Skip to content

Smooth for each level of categorical variable

To smooth for each level of a categorical variable, there are two primary methods:

  1. Using a categorical by variable
  2. Using the FactorSmooth basis function

This example shows both methods. First, we perform the imports and create a toy dataset

import matplotlib.pyplot as plt
import numpy as np
import pandas as pd

import pymgcv.plot as gplt
from pymgcv.basis_functions import FactorSmooth
from pymgcv.gam import GAM
from pymgcv.terms import L, S

rng = np.random.default_rng(0)
x = rng.uniform(-1, 1, size=200)
group = pd.Series(
    rng.choice(["A", "B", "C"], size=len(x)),
    dtype=pd.CategoricalDtype(categories=["A", "B", "C"]),
)

y = rng.normal(scale=0.1, size=len(x))
y[group == "A"] += np.sin(x * 2)[group == "A"]
y[group == "B"] += (x**2)[group == "B"] + 1 
y[group == "C"] += -(x**2)[group == "C"] - 1 
data = pd.DataFrame({"x": x, "y": y, "group": group})

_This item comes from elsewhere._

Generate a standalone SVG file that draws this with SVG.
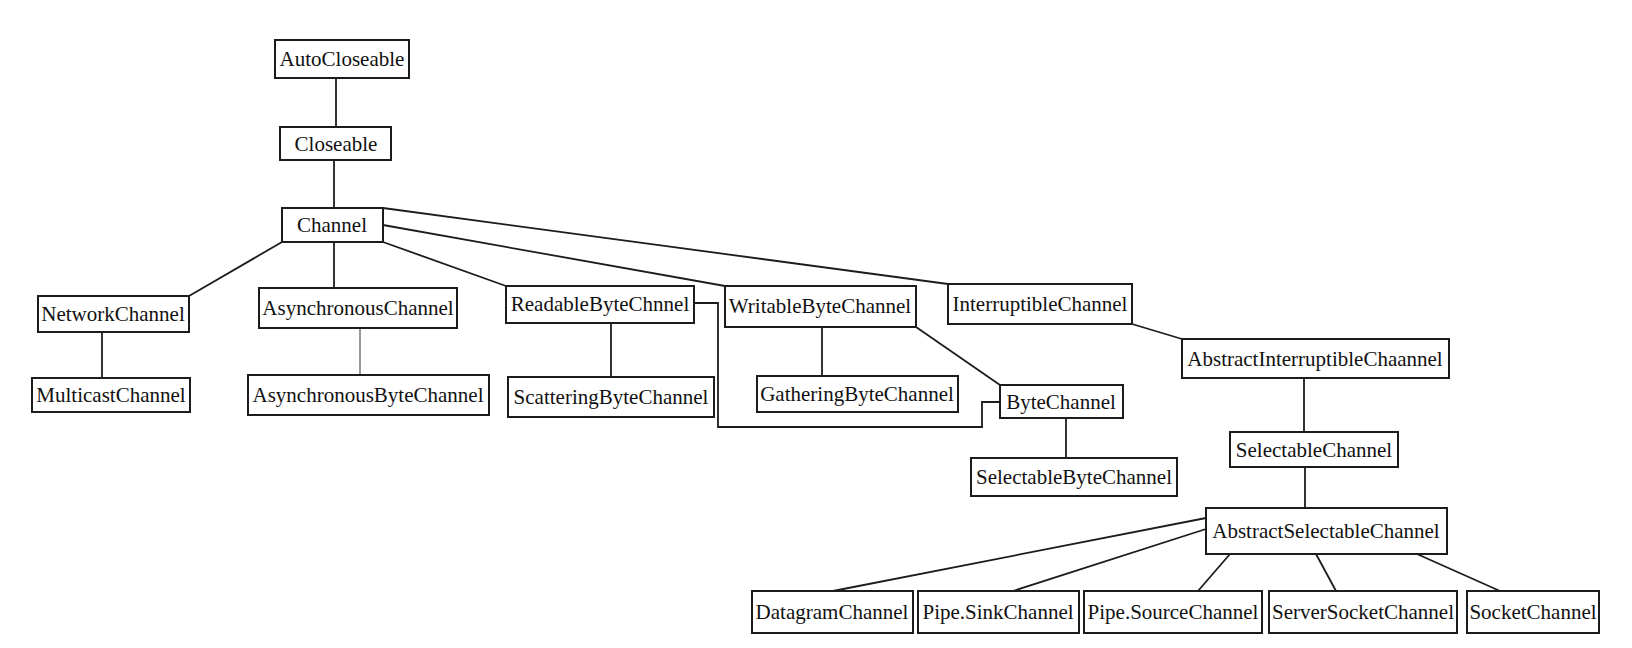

Option 1: Categorical by variables:

S("x", by="group") can be used to fit a seperate smooth for each level of the factor, (or analagously with T):

  • Such smooths are centered, so we generally must include the categorical variable as a linear term too, i.e. L("group").
  • If the intercept is left in the model, the partial effect of the first level L("group") will be fixed to zero mean/variance to avoid non-identifiability with the intercept term.
  • Alternativly, we can remove the intercept, in which case all levels of the linear term will have non-zero effects. Below we use this approach by setting add_intercepts=False .
gam = GAM({"y": S("x", by="group") + L("group")}, add_intercepts=False)
gam.fit(data)
fig, ax = gplt.plot(gam, scatter=True)
fig.set_size_inches(8, 4)
fig.show()

img

Option 2: Using Factor Smooth basis

In contrast using the FactorSmooth basis leads to:

  1. Sharing a smoothing parameter
  2. Non-centered smooths
  3. The null space components being penalized (e.g. including level-specific intercepts). The penalization means, this term can be used with an intercept term in the model without introducing any indeterminacy
gam = GAM({"y": S("x", "group", bs=FactorSmooth())})
fit = gam.fit(data)
gplt.plot(gam, scatter=True)
plt.show()

img

Note

The uncertainty looks much greater for the FactorSmooth approach. This is because it includes uncertainty in the intercept term, whereas the first approach does not.